Like it or not, practicing an art means wrestling with power, including, in St. Paul’s phrase, the “powers and principalities.” Powers of destruction, on one hand, and sustenance, on the other. Destruction that can, as we’ve seen too many times, include the artist. Hence, the fascination with Faust. With madness. Alcoholism. And on. Self-absorption and inflated self-importance rather than humble service.
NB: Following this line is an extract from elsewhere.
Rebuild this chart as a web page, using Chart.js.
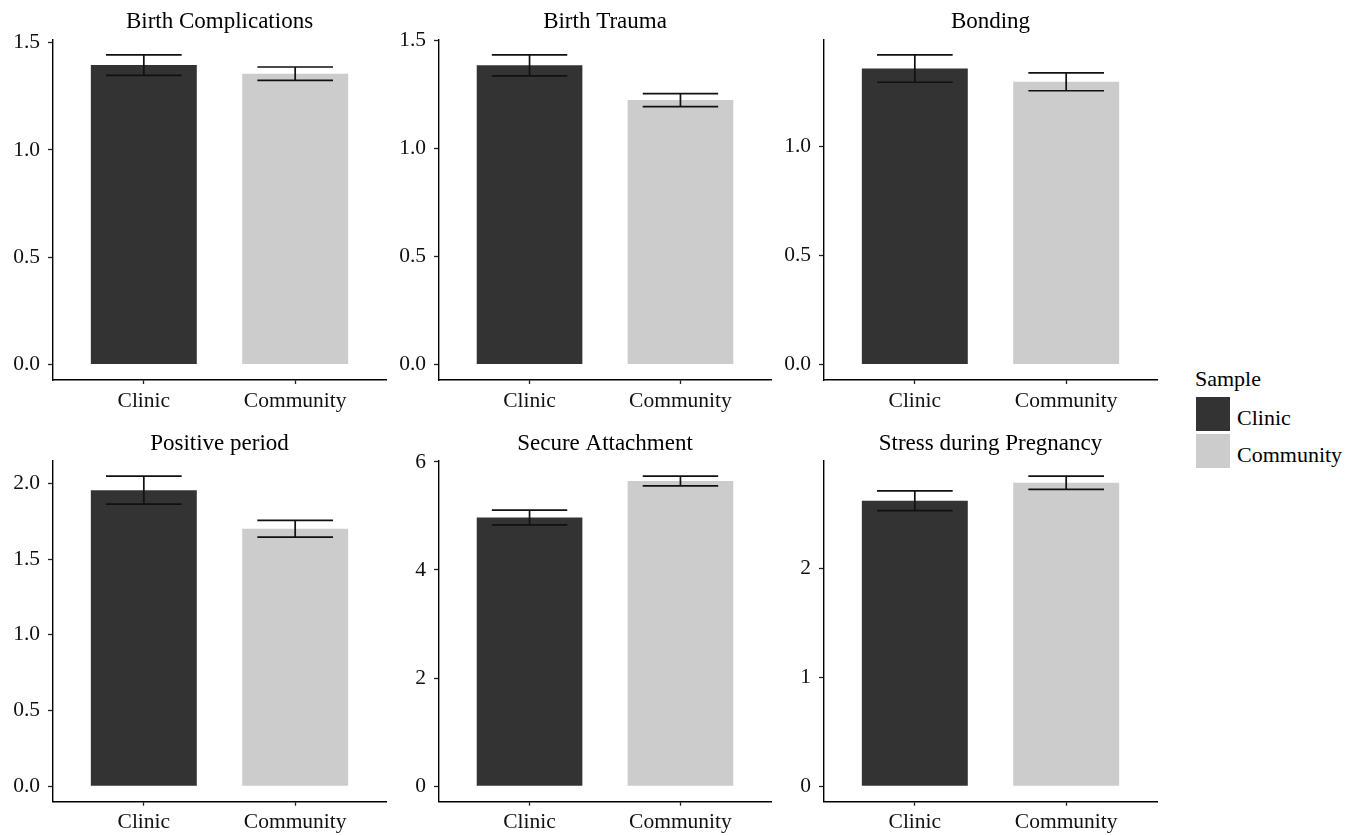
<!DOCTYPE html>
<html>
<head>
<meta charset="utf-8">
<script src="https://cdn.jsdelivr.net/npm/chart.js@4/dist/chart.umd.min.js"></script>
<style>
  html, body { margin: 0; padding: 0; background: #ffffff; }
  #fig { position: relative; width: 1363px; height: 836px; overflow: hidden; background: #ffffff; }
  .panel { position: absolute; }
  .legend { position: absolute; font-family: 'Liberation Serif', 'Times New Roman', serif; color: #000; }
  .legend .txt { position: absolute; white-space: nowrap; font-size: 22px; line-height: 22px; }
  .legend .key { position: absolute; width: 34px; height: 34px; }
</style>
</head>
<body>
<div id="fig"></div>
<script>
// ---- data ----
const groups = ['Clinic', 'Community'];
const groupColors = ['#333333', '#CCCCCC'];
const legendTitle = 'Sample';

const panelTitles = ['Birth Complications', 'Birth Trauma', 'Bonding',
                     'Positive period', 'Secure Attachment', 'Stress during Pregnancy'];

// group means and standard errors
const birthComplicationsMean = [1.395, 1.355];
const birthComplicationsSE   = [0.048, 0.031];
const birthTraumaMean        = [1.386, 1.225];
const birthTraumaSE          = [0.049, 0.030];
const bondingMean            = [1.358, 1.297];
const bondingSE              = [0.063, 0.041];
const positivePeriodMean     = [1.955, 1.700];
const positivePeriodSE       = [0.092, 0.055];
const secureAttachmentMean   = [4.970, 5.645];
const secureAttachmentSE     = [0.137, 0.090];
const stressPregnancyMean    = [2.620, 2.785];
const stressPregnancySE      = [0.091, 0.060];

// y-axis ticks per panel
const ticksHalf      = [0, 0.5, 1.0, 1.5];
const ticksHalfLbl   = ['0.0', '0.5', '1.0', '1.5'];
const ticksBonding    = [0, 0.5, 1.0];
const ticksBondingLbl = ['0.0', '0.5', '1.0'];
const ticksPositive    = [0, 0.5, 1.0, 1.5, 2.0];
const ticksPositiveLbl = ['0.0', '0.5', '1.0', '1.5', '2.0'];
const ticksSecure    = [0, 2, 4, 6];
const ticksSecureLbl = ['0', '2', '4', '6'];
const ticksStress    = [0, 1, 2];
const ticksStressLbl = ['0', '1', '2'];

const panelMeans  = [birthComplicationsMean, birthTraumaMean, bondingMean,
                     positivePeriodMean, secureAttachmentMean, stressPregnancyMean];
const panelSE     = [birthComplicationsSE, birthTraumaSE, bondingSE,
                     positivePeriodSE, secureAttachmentSE, stressPregnancySE];
const panelTicks  = [ticksHalf, ticksHalf, ticksBonding, ticksPositive, ticksSecure, ticksStress];
const panelTickLabels = [ticksHalfLbl, ticksHalfLbl, ticksBondingLbl,
                         ticksPositiveLbl, ticksSecureLbl, ticksStressLbl];

// ---- layout ----
const FONT = "'Liberation Serif', 'Times New Roman', serif";
Chart.defaults.font.family = FONT;
Chart.defaults.color = '#000';

const cols = [
  { left: 0,   width: 390, axisW: 53 },
  { left: 390, width: 385, axisW: 49 },
  { left: 775, width: 386, axisW: 49 }
];
const rows = [
  { top: 0,   height: 420, xAxisH: 40.0, padTop: 8.2,  padBottom: 3.5 },
  { top: 420, height: 416, xAxisH: 34.3, padTop: 10.6, padBottom: 2.5 }
];
const padRight = 4;

// error bars (mean ± SE) drawn on the chart's own scales
const errorBars = {
  id: 'errorBars',
  afterDatasetsDraw(chart, args, opts) {
    const { ctx } = chart;
    const xs = chart.scales.x, ys = chart.scales.y;
    const ds = chart.data.datasets[0];
    ctx.save();
    ctx.strokeStyle = opts.color;
    ctx.lineWidth = opts.lineWidth;
    ds.data.forEach((pt, i) => {
      const e = ds.errors[i];
      const xc = xs.getPixelForValue(pt.x);
      const xl = xs.getPixelForValue(pt.x - opts.halfWidth);
      const xr = xs.getPixelForValue(pt.x + opts.halfWidth);
      const yt = ys.getPixelForValue(pt.y + e);
      const yb = ys.getPixelForValue(pt.y - e);
      ctx.beginPath();
      ctx.moveTo(xl, yt); ctx.lineTo(xr, yt);
      ctx.moveTo(xl, yb); ctx.lineTo(xr, yb);
      ctx.moveTo(xc, yt); ctx.lineTo(xc, yb);
      ctx.stroke();
    });
    ctx.restore();
  }
};

const fig = document.getElementById('fig');

panelTitles.forEach((title, p) => {
  const col = cols[p % 3], row = rows[Math.floor(p / 3)];
  const wrap = document.createElement('div');
  wrap.className = 'panel';
  wrap.style.left = col.left + 'px';
  wrap.style.top = row.top + 'px';
  wrap.style.width = col.width + 'px';
  wrap.style.height = row.height + 'px';
  const cv = document.createElement('canvas');
  cv.width = col.width; cv.height = row.height;
  cv.style.width = col.width + 'px'; cv.style.height = row.height + 'px';
  wrap.appendChild(cv);
  fig.appendChild(wrap);

  const means = panelMeans[p], se = panelSE[p];
  const top = Math.max(...means.map((m, i) => m + se[i]));
  const yMin = -0.05 * top, yMax = 1.05 * top;
  const ticks = panelTicks[p], tickLbl = panelTickLabels[p];

  new Chart(cv, {
    type: 'bar',
    data: {
      datasets: [{
        data: means.map((m, i) => ({ x: i + 1, y: m })),
        errors: se,
        backgroundColor: groupColors,
        borderWidth: 0,
        barPercentage: 0.7,
        categoryPercentage: 1.0
      }]
    },
    options: {
      responsive: false,
      animation: false,
      devicePixelRatio: 1,
      layout: { padding: { left: 0, right: padRight, top: 0, bottom: 0 } },
      plugins: {
        legend: { display: false },
        tooltip: { enabled: false },
        title: {
          display: true,
          text: title,
          fullSize: false,
          color: '#000',
          font: { size: 23, weight: 'normal', family: FONT },
          padding: { top: row.padTop, bottom: row.padBottom }
        },
        errorBars: { color: '#111111', lineWidth: 1.7, halfWidth: 0.25 }
      },
      scales: {
        x: {
          type: 'linear',
          min: 0.4, max: 2.6,
          offset: false,
          afterBuildTicks(scale) { scale.ticks = groups.map((g, i) => ({ value: i + 1 })); },
          afterFit(scale) { scale.height = row.xAxisH; },
          ticks: {
            callback: (v, i) => groups[i],
            color: '#111',
            font: { size: 21.5, family: FONT },
            padding: 4,
            maxRotation: 0,
            autoSkip: false
          },
          grid: { drawOnChartArea: false, drawTicks: true, tickLength: 4, color: '#222', tickWidth: 1.3, offset: false },
          border: { display: true, color: '#000', width: 1.4 }
        },
        y: {
          type: 'linear',
          min: yMin, max: yMax,
          afterBuildTicks(scale) { scale.ticks = ticks.map(v => ({ value: v })); },
          afterFit(scale) { scale.width = col.axisW; },
          ticks: {
            callback: (v, i) => tickLbl[i],
            color: '#111',
            font: { size: 21.5, family: FONT },
            padding: 8,
            autoSkip: false
          },
          grid: { drawOnChartArea: false, drawTicks: true, tickLength: 5, color: '#222', tickWidth: 1.3 },
          border: { display: true, color: '#000', width: 1.4 }
        }
      }
    },
    plugins: [errorBars]
  });
});

// shared legend
const legend = document.createElement('div');
legend.className = 'legend';
legend.style.left = '0px'; legend.style.top = '0px';
const lt = document.createElement('div');
lt.className = 'txt';
lt.textContent = legendTitle;
lt.style.left = '1195px'; lt.style.top = '368px';
legend.appendChild(lt);
const keyTops = [397.3, 434.3];
groups.forEach((g, i) => {
  const k = document.createElement('div');
  k.className = 'key';
  k.style.left = '1196px';
  k.style.top = keyTops[i] + 'px';
  k.style.background = groupColors[i];
  legend.appendChild(k);
  const t = document.createElement('div');
  t.className = 'txt';
  t.textContent = g;
  t.style.left = '1237px';
  t.style.top = (keyTops[i] + 9.5) + 'px';
  legend.appendChild(t);
});
fig.appendChild(legend);
</script>
</body>
</html>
We hazard much, often without the slightest awareness of the risks afoot. For the Christian, these involve Satan’s dominion over “the world,” which includes the realm of the arts; in Asian teachings, we can turn to the traps of Maya, that spider web of worldly attraction and deadly illusion. Either way, cause to be wary. Need for disciplined faith. Yes, let’s introduce something we’ll call Satan, just to thicken the drama.

Which raises an ancient point of conflict for a Christian artist: I’m not at all sure art is a proper activity for a Quaker. Through much of Friends’ history, most of the arts were considered superfluous and dishonest engagements taking our attention away from true worship. “We Quakers only read true things” is the way one expressed it while returning an unread novel to a neighbor.

Yes, “we Quakers read only true things,” or used to. The exclusion of not just fiction but theater and paintings and sports as distractions from worship. Traps of the flesh?

And yet: discipline is essential in spiritual growth. Self-discipline, route to true freedom. And where is the mind without imagination? I continue to read and write fiction and poetry. I love symphonies, string quartets, and opera. I’m a baritone or occasional tenor in four-part a cappella singing. When I practice my art, I am fed by this love/compulsion/infusion.

So we’re back to the ways and spirit in which we engage the powers and principalities, and the ways we order our lives.


  1. What is “true worship”? Is worship divorced from embodied, sensate pursuits really whole?

    Is there, perhaps, a touch of the old body/spirit dualism at work here, which denigrates bodily things in defiance of God’s having declared them “good”?

    1. I must confess that this is drawn from one of those bits I wrote years ago, back when I was skirting with Plainness as a lifestyle. One of my best friends was advancing some of Tertullian’s criticisms of participating in the arts, and their biting edge remains.
      Still, like you, I find the body/spirit dualism a barrier in our engaging life fully. I much prefer “I breathe, therefore I am” (with an understanding that the Hebrew word for breath is also the word for soul) to the “I think, therefore” alternative.
      That said, the ideal of “true worship” remains one that might spark a lively and detailed dialogue. I love the description of worship being “an activity and time when the human and the Divine sit together and focus on their relationship.” Maybe that’s what really happened back in the days when worship involved piling rocks in commemoration of an epiphany.

    1. That’s from Freedom Friends Church in Salem, Oregon, 2009. They’re at the other end of the Quaker spectrum from us in form, but that only adds to the richness, I feel.
      As for Tertullian, might the heretic ruling only add to the depth? (And we think we live in some wild times?)

  2. I’m thinking of Bezalel and Oholiab in Exodus 35 and 36, who had God-given skill in decorative metalwork, stonemasonry, woodwork, engraving and embroidery. There are spinners, weavers, jewellery makers and perfumers in those chapters, too. I see this as an affirmation of Christian artists 🙂

    1. We can add to that all the detail of building the Temple later.
      This passage is interesting in that the artists are named in a time when most artists/craftsmen were anonymous. That, in itself, says much.
      The underlying struggle for artists in the past few centuries is that matter of ego versus humility — a recognition of where the creation is rooted.
      We haven’t even touched on those times when writing or painting or making music and so on transcend into prayer. That ever so wonderful state.

      1. Absolutely! The temptation from the ego is great – artists want others to enjoy their work, and that very easily tips over into a hunger for praise. It needs a continual reorientation of mind and spirit.